Member of the Senate
- Incumbent
- Assumed office 12 November 2023
- Constituency: Constituency no. 92 [pl]

Personal details
- Born: Grzegorz Fedorowicz 26 March 1967 (age 59) Środa Wielkopolska, Poland
- Party: Poland 2050 (2023-2026) Centre (since 2026)
- Education: Warsaw University
- Alma mater: Adam Mickiewicz University in Poznań
- Occupation: Prison Service Colonel (1993-2020) Prison Service Deputy Director General (2017–2020)

= Grzegorz Fedorowicz =

Polish politician and prison service colonel (born 1967)

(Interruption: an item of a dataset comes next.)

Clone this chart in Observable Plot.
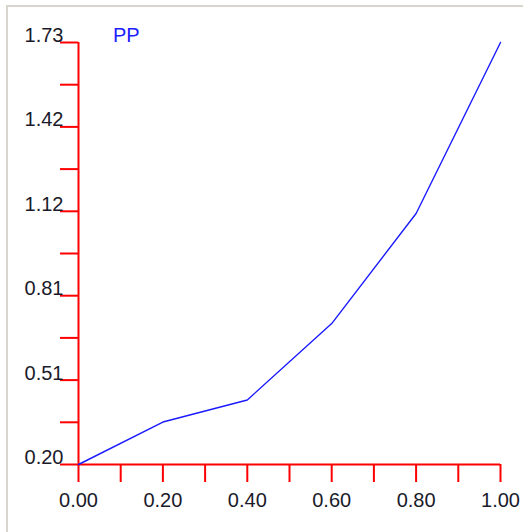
<!DOCTYPE html>
<html>
<head>
<meta charset="utf-8">
<script src="https://cdn.jsdelivr.net/npm/d3@7"></script>
<script src="https://cdn.jsdelivr.net/npm/@observablehq/plot@0.6"></script>
<style>
  html, body { margin: 0; padding: 0; background: #fff; }
  #wrap { position: relative; width: 523px; height: 532px; overflow: hidden; background: #fff; }
  #frame { position: absolute; left: 6px; top: 5px; width: 600px; height: 600px;
           border-top: 2px solid #d8d5cf; border-left: 2px solid #d8d5cf; box-sizing: border-box; }
  #chart { position: absolute; left: 0; top: 0; }
  #legend { position: absolute; left: 113px; top: 26px; font-family: "Liberation Sans", Arial, sans-serif;
            font-size: 20px; line-height: 19px; color: #2020ff; }
</style>
</head>
<body>
<div id="wrap">
  <div id="frame"></div>
  <div id="chart"></div>
  <div id="legend">PP</div>
</div>
<script>
const seriesName = "PP";
const xValues = [0.0, 0.2, 0.4, 0.6, 0.8, 1.0];
const ppValues = [0.20, 0.354, 0.434, 0.711, 1.11, 1.73];
const xTicksMajor = [0.0, 0.2, 0.4, 0.6, 0.8, 1.0];
const xTicksAll = [0.0, 0.1, 0.2, 0.3, 0.4, 0.5, 0.6, 0.7, 0.8, 0.9, 1.0];
const yTicksMajor = [0.20, 0.506, 0.812, 1.118, 1.424, 1.73];
const yTicksAll = [0.20, 0.353, 0.506, 0.659, 0.812, 0.965, 1.118, 1.271, 1.424, 1.577, 1.73];

document.getElementById("legend").textContent = seriesName;
const data = xValues.map((x, i) => ({x, y: ppValues[i]}));
const fmt = d3.format(".2f");
const font = "Liberation Sans, Arial, sans-serif";

const chart = Plot.plot({
  width: 523,
  height: 532,
  marginLeft: 78,
  marginRight: 23,
  marginTop: 42,
  marginBottom: 68,
  style: {fontFamily: font, fontSize: "20px", background: "transparent"},
  x: {domain: [0, 1], axis: null, label: null},
  y: {domain: [0.20, 1.73], axis: null, label: null},
  marks: [
    Plot.axisY(yTicksAll, {anchor: "left", tickSize: 18, stroke: "red", strokeWidth: 2, tickFormat: () => "", label: null}),
    Plot.axisY(yTicksMajor, {anchor: "left", tickSize: 0, tickPadding: 15, dy: -7,
      fill: "#1a1a2a", fontSize: 20, tickFormat: fmt, label: null}),
    Plot.axisX(xTicksAll, {anchor: "bottom", tickSize: 18, stroke: "red", strokeWidth: 2, tickFormat: () => "", label: null}),
    Plot.axisX(xTicksMajor, {anchor: "bottom", tickSize: 0, tickPadding: 28,
      fill: "#1a1a2a", fontSize: 20, tickFormat: fmt, label: null}),
    Plot.ruleX([0], {y1: 0.20, y2: 1.73, stroke: "red", strokeWidth: 2}),
    Plot.ruleY([0.20], {x1: 0, x2: 1, stroke: "red", strokeWidth: 2}),
    Plot.line(data, {x: "x", y: "y", stroke: "#1a1aff", strokeWidth: 1.4})
  ]
});
document.getElementById("chart").appendChild(chart);
</script>
</body>
</html>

Grzegorz Fedorowicz (born 26 March 1967 in Środa Wielkopolska) is a Polish Prison Service colonel and politician. He served as the Deputy Director General of Prison Service between 2017 and 2020, and he is a member of the 11th term of the Polish Senate.

== Biography ==
Grzegorz Fedorowicz was born to Eugeniusz and Stefania. He graduated from the Academy of Physical Education in Poznań and completed postgraduate studies in penitentiary science at the Adam Mickiewicz University in Poznań. In April 1993, he began working for the Prison Service as a junior educator at the Remand Centre in Poznań. In March 2000, he became director of the Remand Centre in Środa Wielkopolska. In March 2013, the Minister of Justice appointed him to the position of regional director of the Prison Service in Poznań. In July 2017, he took up the position of Deputy Director General of the Prison Service; he was dismissed from this position in February 2020.

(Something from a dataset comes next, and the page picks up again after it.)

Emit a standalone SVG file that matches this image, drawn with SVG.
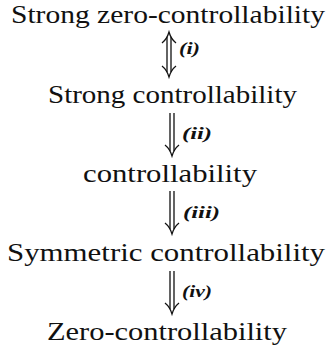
<svg xmlns="http://www.w3.org/2000/svg" width="333" height="354" viewBox="0 0 333 354">
<style>
.t{font-family:"Liberation Serif","DejaVu Serif",serif;font-size:25px;fill:#111}
.l{font-family:"Liberation Serif","DejaVu Serif",serif;font-size:16px;font-weight:bold;font-style:italic;fill:#111}
.a{fill:none;stroke:#111;stroke-width:1.3}
</style>
<rect width="333" height="354" fill="#fff"/>
<g id="n1"><text class="t" x="11" y="23" textLength="314" lengthAdjust="spacingAndGlyphs">Strong zero-controllability</text></g>
<g id="n2"><text class="t" x="48" y="103" textLength="249" lengthAdjust="spacingAndGlyphs">Strong controllability</text></g>
<g id="n3"><text class="t" x="83" y="182" textLength="174" lengthAdjust="spacingAndGlyphs">controllability</text></g>
<g id="n4"><text class="t" x="7" y="261" textLength="318" lengthAdjust="spacingAndGlyphs">Symmetric controllability</text></g>
<g id="n5"><text class="t" x="47" y="340" textLength="240" lengthAdjust="spacingAndGlyphs">Zero-controllability</text></g>
<g id="connectors">
<g id="e1">
<path class="a" d="M167,37 V72 M171,37 V72"/>
<path class="a" d="M162,43 Q167,39 169,32 Q171,39 176,43"/>
<path class="a" d="M162,66 Q167,70 169,77 Q171,70 176,66"/>
<text class="l" x="179" y="54" textLength="21" lengthAdjust="spacingAndGlyphs">(i)</text>
</g>
<g id="e2">
<path class="a" d="M170,113 V151 M174,113 V151"/>
<path class="a" d="M165,145 Q170,149 172,156 Q174,149 179,145"/>
<text class="l" x="182" y="139" textLength="30" lengthAdjust="spacingAndGlyphs">(ii)</text>
</g>
<g id="e3">
<path class="a" d="M170,191 V229 M174,191 V229"/>
<path class="a" d="M165,223 Q170,227 172,234 Q174,227 179,223"/>
<text class="l" x="183" y="218" textLength="37" lengthAdjust="spacingAndGlyphs">(iii)</text>
</g>
<g id="e4">
<path class="a" d="M170,271 V309 M174,271 V309"/>
<path class="a" d="M165,303 Q170,307 172,314 Q174,307 179,303"/>
<text class="l" x="182" y="297" textLength="30" lengthAdjust="spacingAndGlyphs">(iv)</text>
</g>
</g>
</svg>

He organised two solo cycling expeditions, which were charity events for sick and disabled children. He described the first one (from London to Września) in 2022 in his book A Thousand Miles to Września (Tysiąc mil do Wrześni). The second one took place in 2023 and covered the route from Lisbon to Września.

He joined Poland 2050 of Szymon Hołownia in 2023. In the 2023 Polish parliamentary election, he was a candidate of Senate Pact 2023 on behalf of the Third Way coalition in constituency no. 92. He won a seat in the 11th term of the Senate with 111,128 votes. He became deputy chairman of the Human Rights and Rule of Law Committee and a member of the Sports Committee. In February 2026, together with 17 other MPs of Poland 2050, he decided to leave the party and form a new parliamentary club, Centrum.

== Awards ==
- Medal of Merit for the Border Guard;
- Bronze Medal for Merit to the Border Guard (2014);
- Badge ‘For Merit in Prison Service’;
- Silver Medal for Merit to the Police;
- Honorary badge ‘For services to the Wielkopolska Province’.